The governance frameworks most enterprises built for AI were designed around policy documents, compliance reviews, and executive discussion. That worked when AI adoption was narrow and experimental. It does not work now. As AI becomes embedded in product development, customer success, sales motions, and IC workflows, the old models create more friction than protection, and organizations that treat responsible AI as a static compliance exercise are falling behind those building it directly into how they operate.
Angela Cirulli leads AI Strategy and Operations for Worldwide Sales and Solutions at Microsoft. She has held senior strategy and operations roles at Meta, Amazon, DocuSign, and Symantec, where she led global GTM planning, sales operations, and M&A integration across multi-billion-dollar organizations. She began applying AI within sales operations at Meta in 2019 and has since built forecasting and analytics models that operationalize AI for enterprise decision-making. Cirulli frames responsible AI not as a policy layer but as an operating discipline that has to touch every part of the organization.
"The governance model that existed in the past doesn't always work anymore," Cirulli says. "Being responsible on AI is a huge initiative, and we're seeing that in all different segments."
It starts at product build
The shift Cirulli describes begins earlier than most organizations expect. Responsible AI is no longer something that gets reviewed after a product ships. It is built into the product management process from the start.
"The responsible AI process starts earlier. You start thinking about responsible AI when product is built," she says. "The entire product management process has been updated to include responsible AI. When you're looking at responsible AI, it starts really at the beginning of product making and then continues throughout the entire execution once the product is live." That means functional specs, development workflows, and deployment pipelines all carry responsible AI requirements before anything reaches a customer.
Reskilling replaces restructuring
Rather than creating new reporting lines or shifting ownership between departments, Cirulli sees the more effective approach as reskilling existing teams with new capabilities and new responsibilities. Sales, product, finance, and marketing teams all receive AI enablement, but with guardrails built around approved processes and governance frameworks.

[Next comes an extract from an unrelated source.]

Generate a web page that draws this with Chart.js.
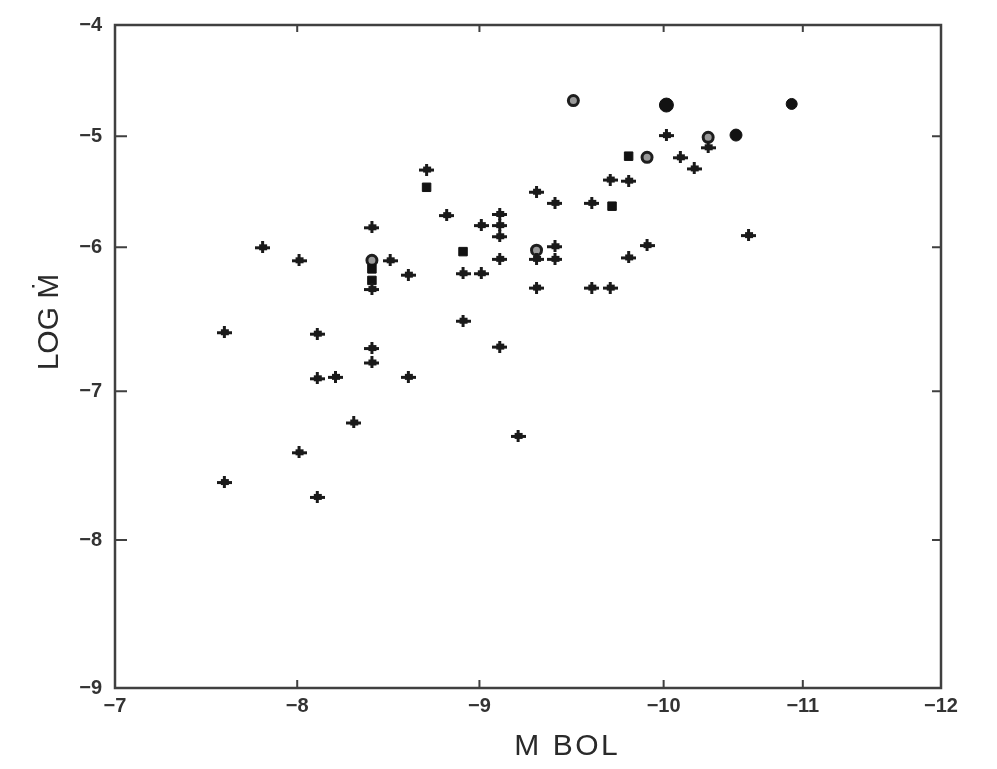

"It's not so much how we're changing the responsibility from one org to another. It's more how we're reskilling," Cirulli says. "We're giving more tools to each of these different organizations to be able to do their role faster, but with a responsible process that's approved within the org." The mechanism for enforcement is goal-setting. AI responsibility and security goals cascade from the top of the organization down to every individual contributor, creating clear accountability at every level.
The risks of moving too slowly
Cirulli identifies three risks that organizations underestimate as they embed AI across their operations. The first is governance that becomes its own bottleneck. "Governance can slow down innovation if you're not careful," she says. "Too many approval layers, long review cycles." The second is incentive misalignment across functions. "Product may want faster shipment, legal wants less risk, finance wants efficiency. It's really making sure that there's goal alignment and incentive alignment across organizations."
The third is change management. "Change management is underestimated. This is a big one," Cirulli says. "The velocity of the change management is underestimated." Organizations that wait to reskill or delay adopting new processes simply fall further behind.
Taken together, these risks point to a common failure mode: organizations that build elaborate responsible AI policies but lack the operational infrastructure to execute them at the speed AI demands. The gap between policy and practice is where trust erodes and where accountability breaks down. Cirulli sees responsible AI becoming a default way of thinking rather than a separate initiative, but only for organizations willing to treat it as an operating model problem rather than a compliance one.
"It's not about controlling," she says. "It's more about building the right governance model that can scale, that can be adaptable, and then really focus on what matters. The value realization of what we're trying to do is going to be the most important thing, and then building operating models that are going to support that."